Cognitive Bias

How to overcome the Dunning-Kruger effect?

You must have read my previous article: what stops incompetent people from feeling embarassed describing how the Kruger-Dunning effect makes people confident enough to express their opinions on a particular subject even if they are not experts in that field. They actually do it even if they have no idea what they are talking about. In the article I also mentioned that we are all affected by that phenomenon no matter how high our IQ is. Pretty bad news, isn’t it?

Well, thankfully there is a strategy to overcome or rather minimize the Kruger-Dunning effect and it’s worth familiarizing yourself with it in order not to become another unskilled yet confident professional.

#1 Be aware

Step one is to be aware of that effect. You need to understand how your mind works and what kind of biases (there are plenty of them and I encourage you to read about them) can prevent you from being a rational human being. Dunning and Kruger claim that when your experience in some domain increases, the confidence level decreases [1]. Now you are aware of that effect so step one is already done. Good job!

Dunning-Kruger Effect

It’s like trying to learn something new. I bet you can somehow relate to that. Let’s take social media marketing for instance. You start off with reading a few articles and you end up doing Udemy or Pluralsight courses. After spending a couple of hours on it you receive a beautiful certificate which makes you feel wise and qualified. After all, it has your name on it! You can probably even hear that proud voice in your head saying:

“Nice! Good job! Now I know pretty much everything about it. I’ll update my resume and start applying for a new position. Companies need someone skilled like me.”

But as soon as you meet an obstacle in your job, you realize that you’re not an expert. You’ll then begin to recognize your lack of knowledge in some areas and you’ll understand that this confidence was misleading. Your brain was just playing a trick on you. So you’ll start to feel insecure and you’ll ask yourself how bad this is.

It may even feel like Impostor syndrome. Then as you gain more knowledge and develop your skills you will finally become a true expert and your confidence level will begin to improve again.
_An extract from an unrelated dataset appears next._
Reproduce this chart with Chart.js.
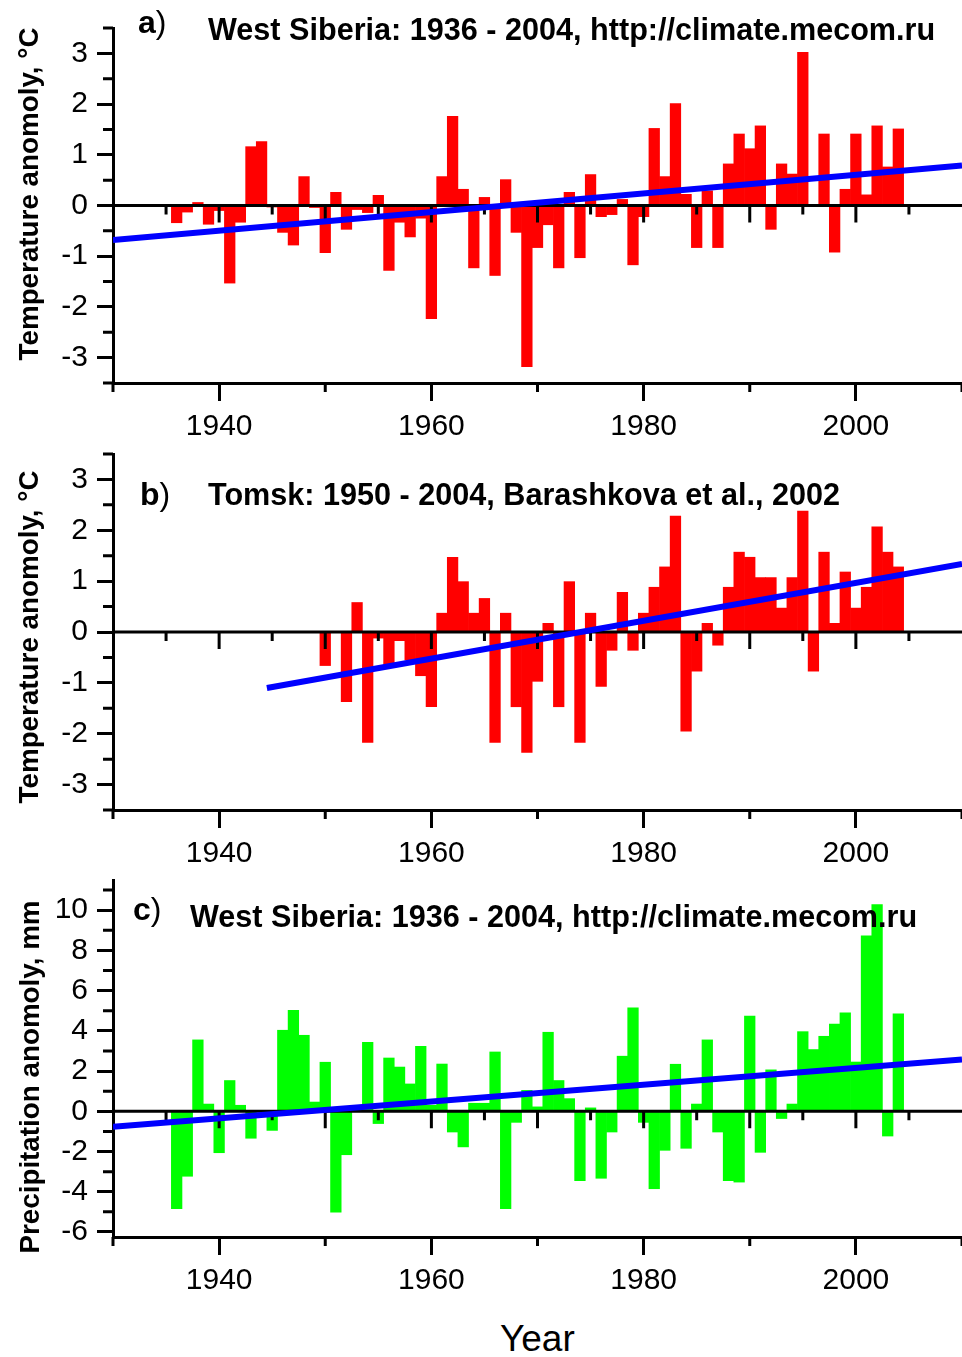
<!DOCTYPE html>
<html>
<head><meta charset="utf-8"><title>West Siberia anomalies</title>
<script src="https://cdn.jsdelivr.net/npm/chart.js"></script>
<style>
  body{margin:0;background:#fff;font-family:"Liberation Sans",Arial,sans-serif;}
  #page{position:relative;width:962px;height:1357px;overflow:hidden;background:#fff;}
  canvas{position:absolute;left:0;}
  .t{position:absolute;white-space:nowrap;line-height:1;color:#000;}
  .ttl{font-size:30.6px;font-weight:bold;}
  .pl{font-size:32px;}
  .yt{font-size:27.8px;font-weight:bold;transform:translate(-50%,-50%) rotate(-90deg);}
  .xt{font-size:37px;}
</style>
</head>
<body>
<div id="page">
  <canvas id="chartA" width="962" height="445" style="top:0px"></canvas>
  <canvas id="chartB" width="962" height="430" style="top:445px"></canvas>
  <canvas id="chartC" width="962" height="425" style="top:875px"></canvas>

  <div class="t pl" style="left:138px;top:6px"><b>a</b>)</div>
  <div class="t ttl" style="left:208px;top:14px">West Siberia: 1936 - 2004, http://climate.mecom.ru</div>
  <div class="t pl" style="left:140px;top:478px"><b>b</b>)</div>
  <div class="t ttl" style="left:208px;top:479px">Tomsk: 1950 - 2004, Barashkova et al., 2002</div>
  <div class="t pl" style="left:133px;top:893px"><b>c</b>)</div>
  <div class="t ttl" style="left:190px;top:901px">West Siberia: 1936 - 2004, http://climate.mecom.ru</div>

  <div class="t yt" style="left:29px;top:194px">Temperature anomoly, °C</div>
  <div class="t yt" style="left:29px;top:637px">Temperature anomoly, °C</div>
  <div class="t yt" style="left:30px;top:1077px">Precipitation anomoly, mm</div>
  <div class="t xt" style="left:500px;top:1320px">Year</div>
</div>
<script>
// years
const yearsWS = [1936,1937,1938,1939,1940,1941,1942,1943,1944,1945,1946,1947,1948,1949,1950,
  1951,1952,1953,1954,1955,1956,1957,1958,1959,1960,1961,1962,1963,1964,1965,1966,1967,1968,
  1969,1970,1971,1972,1973,1974,1975,1976,1977,1978,1979,1980,1981,1982,1983,1984,1985,1986,
  1987,1988,1989,1990,1991,1992,1993,1994,1995,1996,1997,1998,1999,2000,2001,2002,2003,2004];
const yearsTomsk = [1950,1951,1952,1953,1954,1955,1956,1957,1958,1959,1960,1961,1962,1963,
  1964,1965,1966,1967,1968,1969,1970,1971,1972,1973,1974,1975,1976,1977,1978,1979,1980,1981,
  1982,1983,1984,1985,1986,1987,1988,1989,1990,1991,1992,1993,1994,1995,1996,1997,1998,1999,
  2000,2001,2002,2003,2004];

// a) West Siberia temperature anomaly, C
const tempWS = [-0.34,-0.13,0.06,-0.37,-0.10,-1.53,-0.33,1.16,1.26,-0.03,
  -0.53,-0.78,0.57,-0.04,-0.93,0.26,-0.47,-0.08,-0.14,0.20,
  -1.28,-0.33,-0.62,-0.25,-2.23,0.57,1.76,0.32,-1.23,0.16,
  -1.38,0.51,-0.53,-3.18,-0.83,-0.38,-1.23,0.26,-1.03,0.61,
  -0.22,-0.18,0.12,-1.17,-0.22,1.52,0.57,2.01,0.22,-0.83,
  0.29,-0.83,0.82,1.41,1.12,1.57,-0.47,0.82,0.62,3.02,
  0.00,1.41,-0.92,0.32,1.41,0.21,1.57,0.76,1.51];
// b) Tomsk temperature anomaly, C
const tempTomsk = [-0.66,0.00,-1.37,0.58,-2.17,-0.12,-0.65,-0.17,-0.55,-0.86,
  -1.47,0.37,1.47,0.99,0.37,0.66,-2.17,0.37,-1.47,-2.37,
  -0.97,0.17,-1.47,0.99,-2.17,0.37,-1.07,-0.36,0.78,-0.36,
  0.37,0.88,1.28,2.28,-1.95,-0.77,0.17,-0.26,0.88,1.57,
  1.47,1.07,1.07,0.47,1.07,2.38,-0.77,1.57,0.17,1.18,
  0.47,0.88,2.07,1.57,1.28];
// c) West Siberia precipitation anomaly, mm
const precipWS = [-4.84,-3.23,3.55,0.36,-2.06,1.53,0.30,-1.34,0.00,-0.95,
  4.03,5.02,3.78,0.46,2.44,-5.02,-2.16,0.00,3.43,-0.61,
  2.65,2.20,1.36,3.23,0.30,2.35,-1.03,-1.77,0.40,0.40,
  2.95,-4.84,-0.55,1.04,0.22,3.93,1.53,0.63,-3.45,0.17,
  -3.33,-1.03,2.74,5.14,-0.55,-3.85,-1.94,2.34,-1.84,0.36,
  3.55,-1.03,-3.45,-3.52,4.74,-2.04,2.06,-0.36,0.36,3.96,
  3.07,3.73,4.34,4.89,2.45,8.72,10.28,-1.23,4.84];

// linear trends (end points)
const trendYearsA = [1930, 2010], trendA = [-0.68, 0.79];
const trendYearsB = [1944.5, 2010], trendB = [-1.10, 1.34];
const trendYearsC = [1930, 2010], trendC = [-0.77, 2.57];

// ticks
const zeroTicks = [1935,1940,1945,1950,1955,1960,1965,1970,1975,1980,1985,1990,1995,2000,2005];
const xMinorTicks = [1930,1950,1970,1990,2010];
const tempMinor = [-3.5,-2.5,-1.5,-0.5,0.5,1.5,2.5,3.5];
const precMinor = [-5,-3,-1,1,3,5,7,9,11];

const ink = '#000';
Chart.defaults.font.family = '"Liberation Sans", Arial, sans-serif';
Chart.defaults.font.size = 30;
Chart.defaults.color = ink;

// zero line with its ticks, and the short minor ticks on both axes
const extras = {
  id: 'extras',
  afterDatasetDraw(chart, args) {
    if (args.index !== 0) return;
    const {ctx, scales: {x, y}} = chart;
    const y0 = y.getPixelForValue(0);
    ctx.save();
    ctx.strokeStyle = ink; ctx.lineWidth = 3;
    ctx.beginPath();
    ctx.moveTo(x.left, y0); ctx.lineTo(x.right, y0);
    zeroTicks.forEach(v => {
      const px = x.getPixelForValue(v);
      ctx.moveTo(px, y0); ctx.lineTo(px, y0 + (v % 10 === 0 ? 17 : 9));
    });
    ctx.stroke();
    ctx.restore();
  },
  afterDraw(chart, args, opts) {
    const {ctx, scales: {x, y}} = chart;
    ctx.save();
    ctx.strokeStyle = ink; ctx.lineWidth = 3;
    ctx.beginPath();
    xMinorTicks.forEach(v => {
      const px = x.getPixelForValue(v);
      ctx.moveTo(px, x.top); ctx.lineTo(px, x.top + 9);
    });
    opts.yMinor.forEach(v => {
      const py = y.getPixelForValue(v);
      ctx.moveTo(y.right - 10, py); ctx.lineTo(y.right, py);
    });
    ctx.stroke();
    ctx.restore();
  }
};

function panel(id, years, values, color, tX, tY, p) {
  const isMajor = v => Math.abs(v / p.major - Math.round(v / p.major)) < 1e-9;
  new Chart(document.getElementById(id), {
    type: 'bar',
    data: {
      datasets: [
        { data: years.map((yr, i) => ({x: yr, y: values[i]})), backgroundColor: color,
          borderWidth: 0, barPercentage: 1, categoryPercentage: 1, order: 2 },
        { type: 'line', data: tX.map((v, i) => ({x: v, y: tY[i]})), borderColor: '#0000ff',
          borderWidth: 6, pointRadius: 0, fill: false, order: 1 }
      ]
    },
    options: {
      responsive: false, animation: false, devicePixelRatio: 1,
      layout: { padding: { top: p.padTop, left: 0, right: 0, bottom: 0 } },
      plugins: { legend: {display: false}, tooltip: {enabled: false}, extras: { yMinor: p.yMinor } },
      scales: {
        x: {
          type: 'linear', position: 'bottom', min: 1930, max: 2010, offset: false,
          grid: { offset: false, drawOnChartArea: false, tickLength: 18, tickWidth: 3,
                  tickColor: c => (c.tick && c.tick.value % 20 === 0) ? ink : 'rgba(0,0,0,0)' },
          border: { color: ink, width: 3 },
          ticks: { stepSize: 10, autoSkip: false, maxRotation: 0, padding: 8,
                   callback: v => v % 20 === 0 ? String(v) : '' },
          afterFit: s => { s.height = p.xH; s.paddingLeft = 0; s.paddingRight = 0; }
        },
        y: {
          type: 'linear', min: p.min, max: p.max,
          grid: { drawOnChartArea: false, tickLength: 16, tickWidth: 3,
                  tickColor: c => (c.tick && isMajor(c.tick.value)) ? ink : 'rgba(0,0,0,0)' },
          border: { color: ink, width: 3 },
          ticks: { stepSize: p.step, includeBounds: false, autoSkip: false, padding: 9,
                   callback: v => isMajor(v) ? String(v) : '' },
          afterFit: s => { s.width = 113; s.paddingTop = 0; s.paddingBottom = 0; }
        }
      }
    },
    plugins: [extras]
  });
}

panel('chartA', yearsWS, tempWS, '#ff0000', trendYearsA, trendA,
  { min: -3.5, max: 3.5, step: 0.5, major: 1, yMinor: tempMinor, padTop: 28, xH: 62 });
panel('chartB', yearsTomsk, tempTomsk, '#ff0000', trendYearsB, trendB,
  { min: -3.5, max: 3.5, step: 0.5, major: 1, yMinor: tempMinor, padTop: 9, xH: 65 });
panel('chartC', yearsWS, precipWS, '#00ff00', trendYearsC, trendC,
  { min: -6.25, max: 11.5, step: 1, major: 2, yMinor: precMinor, padTop: 5, xH: 63 });
</script>
</body>
</html>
#2 Keep improving yourself

Be humble. Don’t assume that you know everything. I know it can be hard because feeling wise is pleasant. But you need to always raise your standards. The best approach for self-improvement is to dig deeper in order to understand a particular topic better. It allows you to recognize how much there still is to learn. You can try to write an article about the topic you feel confident about or just ask yourself a question:

“Can I explain all that stuff to six year old child?”

If not, probably there is some gap in your knowledge. Read books, blogs, articles, watch vlogs, go to conferences, meet experts and people who are more skilled than you. Anything that will help you continuously improve yourself is a good option.

For instance when I was software developer with 2 years of experience I thought I knew how to code. I thought I was one of the best because… I had read couple of wise books before, you know like “Clean Code” and other classics. The funny fact is that after the next 3 years I had a similar feeling again:

“Oh, so now I really know how to code. How could I have assumed that 3 years ago? That’s a shame.”

If I was still programming now, I would probably feel the same thing again at some point.

#3 Ask for feedback

This one is difficult because of confirmation bias. Most of us are not good at dealing with criticism even if it’s constructive criticism. It’s hard to accept our inaccuracies and misconceptions. But this definitely is an effective strategy to speed up your learning process.

confirmation bias
Confirmation bias. Image source.

If you’re learning how to present, ask somebody to listen to you and see how you do it. Even a couple of minutes will be enough to notice your biggest mistakes. If you’re designing websites, ask an expert (UI or UX designer) to take a look at your project. If you don’t know anyone like that, use the power of linkedin or facebook groups.

From my perspective I can tell you that feedback really is the best tool to improve yourself. And yes, it still hurts whenever after my workshops I’m given even just one or two negative comments. But I understand that the more time I spend on resolving each problem, the more satisfied my customers become. Believe it or not, the same will apply to you and the areas you want to improve.


The best way to minimize Dunning-Kruger effect is to ask about feedback regularly. No matter what kind of position you hold in your company. If you’re a regular employee or CEO. If you are successful or not. Admit the fact that there is something you don’t know. It’s perfectly fine. You just need to continuously improve yourself.

Every time you feel overconfident remind yourself about that effect and don’t be another unskilled yet confident professional. If you’re a leader you can infrom others about that bias. Maybe during next team meeting they will be less affected and be able to see logical gaps in their thinking.


[1] Kruger, J. i Dunning, D. (1999). Unskilled and unaware of it: how difficulties in recognizing one’s own incompetence lead to inflated self-assessments. Journal of personality and social psychology, 77(6), 1121.